M invites me to stay - she has a spare bedroom she says proudly. Now her son sleeps in her bed as he is afraid of burglars/murderers/pirates and wants to protect his mother. If J, the father, visits, the son forbids him from entering their bedroom.
M breast fed her son until he was four and a half years old and until she went to the doctor and was told that she must stop and also that she was over-feeding him and his intestines would explode! Each morning she would prepare soup and several purees; she was terrified he would starve to death.
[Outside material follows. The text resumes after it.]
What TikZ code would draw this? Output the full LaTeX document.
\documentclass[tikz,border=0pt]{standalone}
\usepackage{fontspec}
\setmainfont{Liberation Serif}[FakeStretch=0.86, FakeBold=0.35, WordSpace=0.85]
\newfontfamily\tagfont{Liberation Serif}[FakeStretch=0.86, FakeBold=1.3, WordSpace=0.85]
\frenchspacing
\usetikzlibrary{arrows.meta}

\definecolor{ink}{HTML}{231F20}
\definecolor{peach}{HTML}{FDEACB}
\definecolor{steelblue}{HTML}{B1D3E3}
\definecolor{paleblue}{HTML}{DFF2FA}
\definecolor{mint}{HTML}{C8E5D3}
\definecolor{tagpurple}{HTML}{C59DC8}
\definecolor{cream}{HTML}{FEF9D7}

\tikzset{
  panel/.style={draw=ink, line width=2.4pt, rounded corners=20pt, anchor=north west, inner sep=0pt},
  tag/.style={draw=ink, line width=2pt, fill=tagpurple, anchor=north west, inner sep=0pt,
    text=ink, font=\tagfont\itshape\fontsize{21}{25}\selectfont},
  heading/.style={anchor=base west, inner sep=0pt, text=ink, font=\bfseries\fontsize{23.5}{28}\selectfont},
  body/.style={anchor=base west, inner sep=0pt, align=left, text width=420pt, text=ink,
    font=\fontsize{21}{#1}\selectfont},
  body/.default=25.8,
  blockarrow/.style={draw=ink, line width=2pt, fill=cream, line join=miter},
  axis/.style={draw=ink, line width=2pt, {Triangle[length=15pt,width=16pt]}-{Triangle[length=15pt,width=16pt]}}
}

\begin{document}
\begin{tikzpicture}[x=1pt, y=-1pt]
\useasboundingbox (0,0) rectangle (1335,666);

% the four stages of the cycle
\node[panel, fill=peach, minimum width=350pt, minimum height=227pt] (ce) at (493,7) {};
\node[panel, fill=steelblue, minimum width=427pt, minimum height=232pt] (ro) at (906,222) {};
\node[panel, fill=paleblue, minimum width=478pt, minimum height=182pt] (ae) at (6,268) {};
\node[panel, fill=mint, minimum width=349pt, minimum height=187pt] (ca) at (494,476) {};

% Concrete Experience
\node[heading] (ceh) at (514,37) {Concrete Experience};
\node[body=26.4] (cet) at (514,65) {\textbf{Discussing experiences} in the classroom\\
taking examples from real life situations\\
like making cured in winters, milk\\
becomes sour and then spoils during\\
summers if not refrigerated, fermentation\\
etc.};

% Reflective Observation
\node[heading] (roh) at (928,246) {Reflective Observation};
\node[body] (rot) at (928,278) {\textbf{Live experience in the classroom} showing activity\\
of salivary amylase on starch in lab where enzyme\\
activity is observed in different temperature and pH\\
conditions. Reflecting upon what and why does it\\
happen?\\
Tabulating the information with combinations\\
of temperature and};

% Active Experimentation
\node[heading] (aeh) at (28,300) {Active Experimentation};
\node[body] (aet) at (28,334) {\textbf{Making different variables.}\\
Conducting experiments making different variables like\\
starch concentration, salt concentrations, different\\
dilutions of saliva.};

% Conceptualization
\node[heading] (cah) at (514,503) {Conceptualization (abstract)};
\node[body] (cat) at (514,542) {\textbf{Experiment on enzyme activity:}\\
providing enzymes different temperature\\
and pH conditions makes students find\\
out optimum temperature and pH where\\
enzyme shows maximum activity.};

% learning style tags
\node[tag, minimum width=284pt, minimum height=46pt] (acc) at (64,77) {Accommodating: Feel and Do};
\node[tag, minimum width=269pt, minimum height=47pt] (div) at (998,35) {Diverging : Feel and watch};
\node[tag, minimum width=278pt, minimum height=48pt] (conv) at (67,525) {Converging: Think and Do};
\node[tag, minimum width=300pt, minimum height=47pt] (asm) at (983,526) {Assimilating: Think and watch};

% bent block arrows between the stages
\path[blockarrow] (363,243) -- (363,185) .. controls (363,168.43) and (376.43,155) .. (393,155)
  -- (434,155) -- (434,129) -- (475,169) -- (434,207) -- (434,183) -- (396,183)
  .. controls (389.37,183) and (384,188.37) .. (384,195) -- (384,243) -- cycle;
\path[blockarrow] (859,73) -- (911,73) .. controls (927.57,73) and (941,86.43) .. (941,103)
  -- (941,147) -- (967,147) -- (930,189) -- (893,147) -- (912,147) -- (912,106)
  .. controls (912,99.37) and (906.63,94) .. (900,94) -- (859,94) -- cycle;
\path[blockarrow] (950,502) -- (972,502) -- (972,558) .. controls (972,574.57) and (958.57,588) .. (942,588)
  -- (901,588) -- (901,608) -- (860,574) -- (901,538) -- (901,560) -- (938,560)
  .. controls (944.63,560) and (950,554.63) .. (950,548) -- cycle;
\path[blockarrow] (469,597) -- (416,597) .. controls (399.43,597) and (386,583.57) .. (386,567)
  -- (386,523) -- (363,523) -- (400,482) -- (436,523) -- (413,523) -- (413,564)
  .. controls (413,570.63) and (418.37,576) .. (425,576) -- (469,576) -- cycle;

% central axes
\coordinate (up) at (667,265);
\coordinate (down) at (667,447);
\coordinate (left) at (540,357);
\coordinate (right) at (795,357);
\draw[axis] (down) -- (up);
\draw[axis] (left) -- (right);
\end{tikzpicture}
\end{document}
Something else M said to me as she scrubbed the second stain on another part of my sister's carpet chilled me: Once she decided to go into the pub across the road and talk to the lady she had seen her husband with. The woman shouted at her to go back to her home, and taunted her: "You don't drink; you don't smoke; you like being in the home all day, so go home. that's where you belong." This was another woman who said that. But then this was an English drunk addressing a petite Colombian woman. And we all know about other 'cultures' and 'traditions' and can remind people of what their culture dictates for them. M looked at me a little shyly and said, "you know I do drink a little glass sometimes, just a short glass; It's not because of my religion."
I decided finally to have a shower and M changed the sheets on my bed.